REQUIREMENT
Set down the full listing exactly as given. Any pictures are to be left out.

GIVEN DATA
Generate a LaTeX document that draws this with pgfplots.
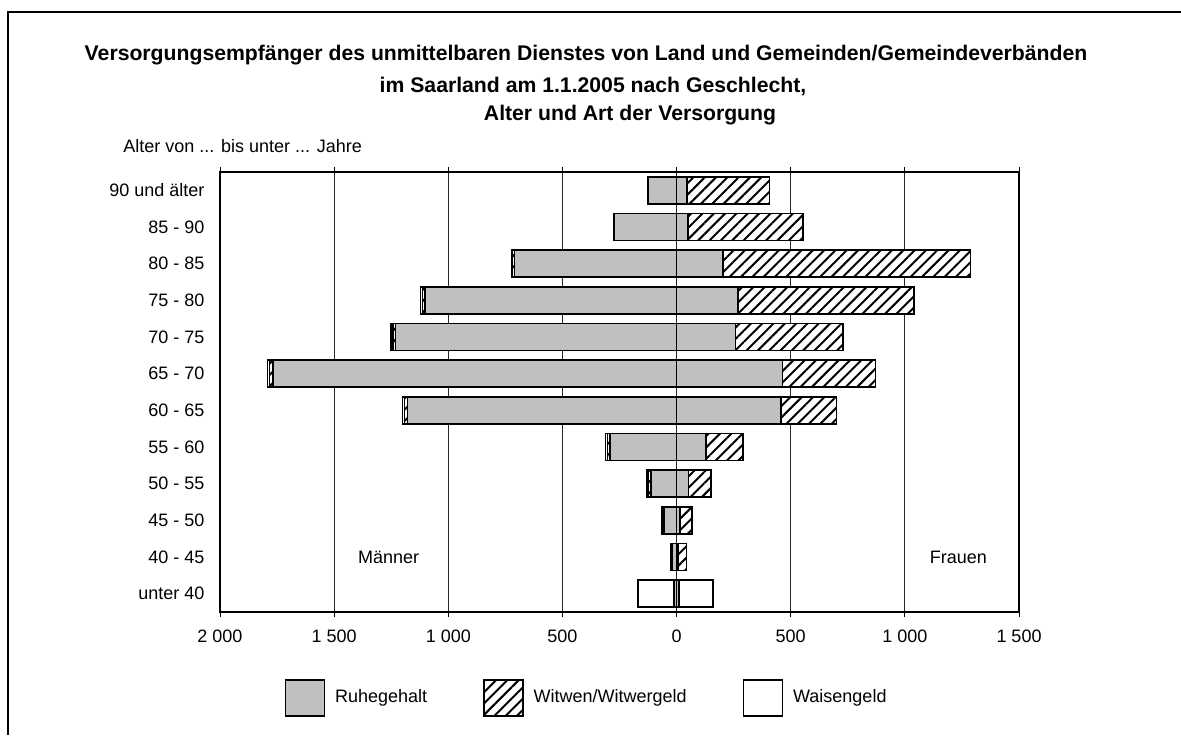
\documentclass[border=0pt]{standalone}
\usepackage{pgfplots}
\pgfplotsset{compat=1.18}
\usepackage{pgfplotstable}
\usepackage{fontspec}
\setmainfont{Liberation Sans}
\usetikzlibrary{patterns.meta}
\definecolor{silver}{RGB}{192,192,192}

% segments: m = Maenner, f = Frauen; R = Ruhegehalt, W = Witwen/Witwergeld, A = Waisengeld
\pgfplotstableread{
pos mR   mW mA  fR  fW   fA
11  125  0  0   46  360  0
10  273  2  0   50  503  0
9   710  8  5   204 1083 0
8   1102 12 8   270 770  0
7   1231 12 8   257 473  0
6   1767 16 10  463 408  0
5   1178 13 10  458 242  0
4   291  12 8   129 161  0
3   113  10 6   52  99   0
2   54   6  4   16  51   0
1   18   4  3   7   37   0
0   12   2  154 10  3    146
}\data

\begin{document}
\begin{tikzpicture}[x=1bp,y=1bp]
\path[use as bounding box] (0,0) rectangle (590.5,367.5);
\draw[line width=1bp] (4,0) -- (4,361.5) -- (592,361.5);
\node[font=\fontsize{10.6bp}{12bp}\selectfont\bfseries] at (293,339.8) {Versorgungsempfänger des unmittelbaren Dienstes von Land und Gemeinden/Gemeindeverbänden};
\node[font=\fontsize{10.6bp}{12bp}\selectfont\bfseries] at (296.5,324.5) {im Saarland am 1.1.2005 nach Geschlecht,};
\node[font=\fontsize{10.6bp}{12bp}\selectfont\bfseries] at (315,310) {Alter und Art der Versorgung};
\node[font=\fontsize{9bp}{11bp}\selectfont, anchor=west, inner sep=0pt] at (61.5,294.5) {Alter von ... bis unter ... Jahre};
\begin{axis}[
  at={(110bp,61.5bp)}, anchor=south west,
  scale only axis, width=399.5bp, height=220bp,
  xmin=-2000, xmax=1500, ymin=-0.5, ymax=11.5,
  xtick={-2000,-1500,-1000,-500,0,500,1000,1500},
  xticklabels={{2 000},{1 500},{1 000},{500},{0},{500},{1 000},{1 500}},
  ytick={0,1,2,3,4,5,6,7,8,9,10,11},
  yticklabels={unter 40,40 - 45,45 - 50,50 - 55,55 - 60,60 - 65,65 - 70,70 - 75,75 - 80,80 - 85,85 - 90,90 und älter},
  xmajorgrids, major grid style={black!85, line width=0.5bp},
  axis line style={line width=0.75bp},
  tick align=outside, major tick length=2.5bp,
  xtick style={black, line width=0.5bp},
  ytick style={draw=none},
  tick label style={font=\fontsize{9bp}{11bp}\selectfont},
  x tick label style={yshift=-3bp},
  y tick label style={xshift=-1.8bp},
  clip=false,
  legend columns=3,
  legend style={at={(0.46,-0.195)}, anchor=center, draw=none, fill=none,
    font=\fontsize{9bp}{11bp}\selectfont,
    /tikz/every even column/.append style={column sep=26bp},
    /tikz/every odd column/.append style={column sep=3bp}},
  mybar/.style={xbar, bar width=13.5bp, draw=black, line width=0.75bp, forget plot},
  hatch/.style={fill=white, postaction={pattern={Lines[angle=45,distance=4bp,line width=1bp]}, pattern color=black}},
]
\addlegendimage{legend image code/.code={\draw[fill=silver, draw=black, line width=0.75bp] (0bp,-9bp) rectangle (19.5bp,9bp);}}
\addlegendentry{Ruhegehalt}
\addlegendimage{legend image code/.code={\draw[fill=white, draw=black, line width=0.75bp, postaction={pattern={Lines[angle=45,distance=4bp,line width=1bp]}, pattern color=black}] (0bp,-9bp) rectangle (19.5bp,9bp);}}
\addlegendentry{Witwen/Witwergeld}
\addlegendimage{legend image code/.code={\draw[fill=white, draw=black, line width=0.75bp] (0bp,-9bp) rectangle (19.5bp,9bp);}}
\addlegendentry{Waisengeld}

% Maenner (left, negative)
\addplot[mybar, fill=white] table[x expr={-(\thisrow{mR}+\thisrow{mW}+\thisrow{mA})}, y=pos]{\data};
\addplot[mybar, hatch] table[x expr={-(\thisrow{mR}+\thisrow{mW})}, y=pos]{\data};
\addplot[mybar, fill=silver] table[x expr={-\thisrow{mR}}, y=pos]{\data};
% Frauen (right, positive)
\addplot[mybar, fill=white] table[x expr={\thisrow{fR}+\thisrow{fW}+\thisrow{fA}}, y=pos]{\data};
\addplot[mybar, hatch] table[x expr={\thisrow{fR}+\thisrow{fW}}, y=pos]{\data};
\addplot[mybar, fill=silver] table[x expr={\thisrow{fR}}, y=pos]{\data};

\node[font=\fontsize{9bp}{11bp}\selectfont] at (axis cs:-1261,1) {Männer};
\node[font=\fontsize{9bp}{11bp}\selectfont] at (axis cs:1234,1) {Frauen};
\end{axis}
\end{tikzpicture}
\end{document}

THE COMPLETED TASK
Generate a LaTeX document that draws this with pgfplots.
\documentclass[border=0pt]{standalone}
\usepackage{pgfplots}
\pgfplotsset{compat=1.18}
\usepackage{pgfplotstable}
\usepackage{fontspec}
\setmainfont{Liberation Sans}
\usetikzlibrary{patterns.meta}
\definecolor{silver}{RGB}{192,192,192}

% segments: m = Maenner, f = Frauen; R = Ruhegehalt, W = Witwen/Witwergeld, A = Waisengeld
\pgfplotstableread{
pos mR   mW mA  fR  fW   fA
11  125  0  0   46  360  0
10  273  2  0   50  503  0
9   710  8  5   204 1083 0
8   1102 12 8   270 770  0
7   1231 12 8   257 473  0
6   1767 16 10  463 408  0
5   1178 13 10  458 242  0
4   291  12 8   129 161  0
3   113  10 6   52  99   0
2   54   6  4   16  51   0
1   18   4  3   7   37   0
0   12   2  154 10  3    146
}\data

\begin{document}
\begin{tikzpicture}[x=1bp,y=1bp]
\path[use as bounding box] (0,0) rectangle (590.5,367.5);
\draw[line width=1bp] (4,0) -- (4,361.5) -- (592,361.5);
\node[font=\fontsize{10.6bp}{12bp}\selectfont\bfseries] at (293,339.8) {Versorgungsempfänger des unmittelbaren Dienstes von Land und Gemeinden/Gemeindeverbänden};
\node[font=\fontsize{10.6bp}{12bp}\selectfont\bfseries] at (296.5,324.5) {im Saarland am 1.1.2005 nach Geschlecht,};
\node[font=\fontsize{10.6bp}{12bp}\selectfont\bfseries] at (315,310) {Alter und Art der Versorgung};
\node[font=\fontsize{9bp}{11bp}\selectfont, anchor=west, inner sep=0pt] at (61.5,294.5) {Alter von ... bis unter ... Jahre};
\begin{axis}[
  at={(110bp,61.5bp)}, anchor=south west,
  scale only axis, width=399.5bp, height=220bp,
  xmin=-2000, xmax=1500, ymin=-0.5, ymax=11.5,
  xtick={-2000,-1500,-1000,-500,0,500,1000,1500},
  xticklabels={{2 000},{1 500},{1 000},{500},{0},{500},{1 000},{1 500}},
  ytick={0,1,2,3,4,5,6,7,8,9,10,11},
  yticklabels={unter 40,40 - 45,45 - 50,50 - 55,55 - 60,60 - 65,65 - 70,70 - 75,75 - 80,80 - 85,85 - 90,90 und älter},
  xmajorgrids, major grid style={black!85, line width=0.5bp},
  axis line style={line width=0.75bp},
  tick align=outside, major tick length=2.5bp,
  xtick style={black, line width=0.5bp},
  ytick style={draw=none},
  tick label style={font=\fontsize{9bp}{11bp}\selectfont},
  x tick label style={yshift=-3bp},
  y tick label style={xshift=-1.8bp},
  clip=false,
  legend columns=3,
  legend style={at={(0.46,-0.195)}, anchor=center, draw=none, fill=none,
    font=\fontsize{9bp}{11bp}\selectfont,
    /tikz/every even column/.append style={column sep=26bp},
    /tikz/every odd column/.append style={column sep=3bp}},
  mybar/.style={xbar, bar width=13.5bp, draw=black, line width=0.75bp, forget plot},
  hatch/.style={fill=white, postaction={pattern={Lines[angle=45,distance=4bp,line width=1bp]}, pattern color=black}},
]
\addlegendimage{legend image code/.code={\draw[fill=silver, draw=black, line width=0.75bp] (0bp,-9bp) rectangle (19.5bp,9bp);}}
\addlegendentry{Ruhegehalt}
\addlegendimage{legend image code/.code={\draw[fill=white, draw=black, line width=0.75bp, postaction={pattern={Lines[angle=45,distance=4bp,line width=1bp]}, pattern color=black}] (0bp,-9bp) rectangle (19.5bp,9bp);}}
\addlegendentry{Witwen/Witwergeld}
\addlegendimage{legend image code/.code={\draw[fill=white, draw=black, line width=0.75bp] (0bp,-9bp) rectangle (19.5bp,9bp);}}
\addlegendentry{Waisengeld}

% Maenner (left, negative)
\addplot[mybar, fill=white] table[x expr={-(\thisrow{mR}+\thisrow{mW}+\thisrow{mA})}, y=pos]{\data};
\addplot[mybar, hatch] table[x expr={-(\thisrow{mR}+\thisrow{mW})}, y=pos]{\data};
\addplot[mybar, fill=silver] table[x expr={-\thisrow{mR}}, y=pos]{\data};
% Frauen (right, positive)
\addplot[mybar, fill=white] table[x expr={\thisrow{fR}+\thisrow{fW}+\thisrow{fA}}, y=pos]{\data};
\addplot[mybar, hatch] table[x expr={\thisrow{fR}+\thisrow{fW}}, y=pos]{\data};
\addplot[mybar, fill=silver] table[x expr={\thisrow{fR}}, y=pos]{\data};

\node[font=\fontsize{9bp}{11bp}\selectfont] at (axis cs:-1261,1) {Männer};
\node[font=\fontsize{9bp}{11bp}\selectfont] at (axis cs:1234,1) {Frauen};
\end{axis}
\end{tikzpicture}
\end{document}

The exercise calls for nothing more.